Mechanisms of Energy Storage in the Body

Carbohydrate Storage

  • **Forms of Carbohydrate Storage: **

    • Blood glucose: Immediate source of energy.

    • Liver glycogen: Storage form for longer-term use.

    • Muscle glycogen: Local storage for energy during exercise.

Fat Storage

  • Forms of Fat Storage:

    • Triglycerides within muscle tissue and adipose (fat) tissue.

    • Triglycerides and free fatty acids are available in the blood, though limited in supply.

Protein Storage

  • Primarily found in muscle tissue, not an efficient energy source.

Overview of Human Metabolism

  • Nutritional Inputs and Energy Production Route:

    • Nutrients: Protein (Amino acids), Carbohydrate (Glucose), Fat (Fatty acids).

    • Resulting in: Acetyl CoA, which enters the Krebs cycle, leading to ATP production via the Electron Transport Chain.

Human Energy Systems

  1. ATP/PCr (Phosphagen System)

    • Involves: Adenosine Triphosphate (ATP) and Phosphocreatine (PCr).

    • Function: Provides “all out” rapid energy for short (5-10 seconds) bursts of intense exercise.

    • Limitation: Supply of ATP can be quickly depleted.

    • Requirement: ATP must be available for muscle contraction.

  2. Lactic Acid System

    • Mechanism: Muscle glycogen is broken down via glycolysis.

    • Differentiation:

      • Aerobic Glycolysis: Requires oxygen; produces a lot of ATP.

      • Anaerobic Glycolysis: Limited oxygen; produces less ATP, lactic acid is a byproduct.

    • Implication: Lactic acid might contribute to fatigue during high-intensity exercise.

  3. Oxygen System

    • Involves carbohydrates, fats, and protein as energy sources, using the Electron Transport Chain and Krebs Cycle.

    • Benefit: Produces ATP in large quantities when oxygen is available.

    • Limitation: Cannot meet high energy demand during maximal exercise.

Types of Energy Production Processes

  • Aerobic Glycolysis:

    • Utilizes carbohydrates for energy production, specifically muscle glycogen and blood glucose.

  • Aerobic Lipolysis:

    • Utilizes fats for energy production, specifically muscle triglycerides and blood free fatty acids (FFA).

Anatomy of Metabolism

General Definition

  • Metabolism: The sum total of all physical and biochemical reactions within the body.

Metabolism at Rest

  • Basal Metabolic Rate (BMR):

    • Represents metabolic rate when at rest.

    • Higher focal points include Resting Metabolic Rate (RMR) and Resting Energy Expenditure (REE).
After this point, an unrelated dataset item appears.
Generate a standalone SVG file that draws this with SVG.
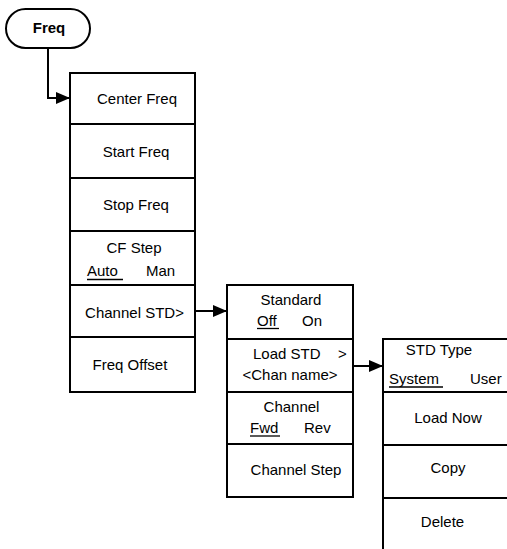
<svg xmlns="http://www.w3.org/2000/svg" width="507" height="549" viewBox="0 0 507 549">
<style>
.box{fill:#fff;stroke:#000;stroke-width:2}
.ln{fill:none;stroke:#000;stroke-width:2}
.t{font-family:"Liberation Sans",Arial,sans-serif;font-size:15px;fill:#000}
.m{text-anchor:middle}
.b{font-weight:bold}
.u{stroke:#000;stroke-width:1.3}
</style>
<defs>
<marker id="ah" markerWidth="14" markerHeight="12" refX="14" refY="6" orient="auto" markerUnits="userSpaceOnUse">
<path d="M0,0 L14,6 L0,12 Z" fill="#000"/>
</marker>
</defs>
<g id="connectors">
<path class="ln" d="M48,48 V98 H70" marker-end="url(#ah)"/>
<path class="ln" d="M195,311 H227" marker-end="url(#ah)"/>
<path class="ln" d="M353,366 H383" marker-end="url(#ah)"/>
</g>
<g id="freq">
<rect class="box" x="6" y="9" width="84" height="39" rx="19.5"/>
<text class="t m b" x="49" y="33">Freq</text>
</g>
<g id="menu1">
<rect class="box" x="70" y="73" width="125" height="319"/>
<path class="ln" d="M70,124 H195 M70,178 H195 M70,231 H195 M70,285 H195 M70,337 H195"/>
<g id="center-freq"><text class="t m" x="137" y="104">Center Freq</text></g>
<g id="start-freq"><text class="t m" x="136" y="157">Start Freq</text></g>
<g id="stop-freq"><text class="t m" x="136" y="210">Stop Freq</text></g>
<g id="cf-step">
<text class="t m" x="134" y="253">CF Step</text>
<text class="t" x="87" y="276">Auto</text>
<text class="t" x="146" y="276">Man</text>
<line class="u" x1="87" y1="279.5" x2="123" y2="279.5"/>
</g>
<g id="channel-std"><text class="t m" x="134.5" y="318">Channel STD&gt;</text></g>
<g id="freq-offset"><text class="t m" x="130" y="370">Freq Offset</text></g>
</g>
<g id="menu2">
<rect class="box" x="227" y="285" width="126" height="212"/>
<path class="ln" d="M227,339 H353 M227,392 H353 M227,444 H353"/>
<g id="standard">
<text class="t m" x="291" y="305">Standard</text>
<text class="t" x="257" y="326">Off</text>
<text class="t" x="302" y="326">On</text>
<line class="u" x1="257" y1="328.5" x2="279" y2="328.5"/>
</g>
<g id="load-std">
<text class="t" x="253" y="359">Load STD</text>
<text class="t" x="338" y="359">&gt;</text>
<text class="t m" x="290" y="380">&lt;Chan name&gt;</text>
</g>
<g id="channel">
<text class="t m" x="291.5" y="412">Channel</text>
<text class="t" x="250" y="433">Fwd</text>
<text class="t" x="304" y="433">Rev</text>
<line class="u" x1="250" y1="436" x2="280" y2="436"/>
</g>
<g id="channel-step"><text class="t m" x="296" y="475">Channel Step</text></g>
</g>
<g id="menu3">
<path class="ln" d="M507,339 H383 V549 M383,392 H507 M383,445 H507 M383,498 H507"/>
<g id="std-type">
<text class="t m" x="439" y="355">STD Type</text>
<text class="t" x="389" y="384">System</text>
<text class="t" x="470" y="384">User</text>
<line class="u" x1="389" y1="387" x2="443" y2="387"/>
</g>
<g id="load-now"><text class="t m" x="448" y="423">Load Now</text></g>
<g id="copy"><text class="t m" x="448" y="473">Copy</text></g>
<g id="delete"><text class="t m" x="442.5" y="527">Delete</text></g>
</g>
</svg>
Estimating Resting Energy Expenditure (REE)

  • Rough Estimate: - 1 Calorie per kg per hour.

  • Factors Affecting REE:

    • Age, gender, activity level, body composition, and genetics.

Influences on REE

  • Decrease in body weight typically lowers REE.

  • Very low-calorie diets can significantly decrease REE through lowered metabolic hormone levels.

  • Maintaining normal weight while reducing body fat and increasing muscle mass can raise REE.

Thermic Effects and Total Energy Expenditure

Thermic Effect of Food (TEF)

  • Maximum TEF observed about one hour after a meal, lasting approximately four hours.

  • Correlation: Higher caloric intake results in a higher TEF.

  • Findings: Lean subjects exhibit significantly higher TEF compared to obese subjects.

Thermic Effect of Exercise (TEE)

  • Efficiency of movement directly influences caloric expenditure.

Total Energy Expenditure (TEE) Components

  • Recognition of REE, TEF, and TEE contributions:

    • REE: 60-75% of total energy expenditure.

    • TEF: 5-10%.

    • TEE: 15-30%, varying from 0% for sedentary individuals to 50% for ultra-endurance athletes.

Factors Influencing Caloric Requirements

  • Involves factors such as height, weight, gender, age, sport, and activity level.

  • Physical Activity Level (PAL) Determined by:

    • Sedentary

    • Low active

    • Active

    • Very active.

Additional Influencing Factors on Energy Availability During Exercise

  • Hormones: Influence metabolism and energy availability.

  • Training Status: Levels of exertion can impact energy usage.

  • Dietary Composition: Affect energy provision.

  • Timing of Meals: Eating before competitions matters.

  • Nutritional Status: Overall nutrition can influence energy availability.

  • Nutrient Intake During Exercise: Nutrients consumed during exercise can assist in energy provision.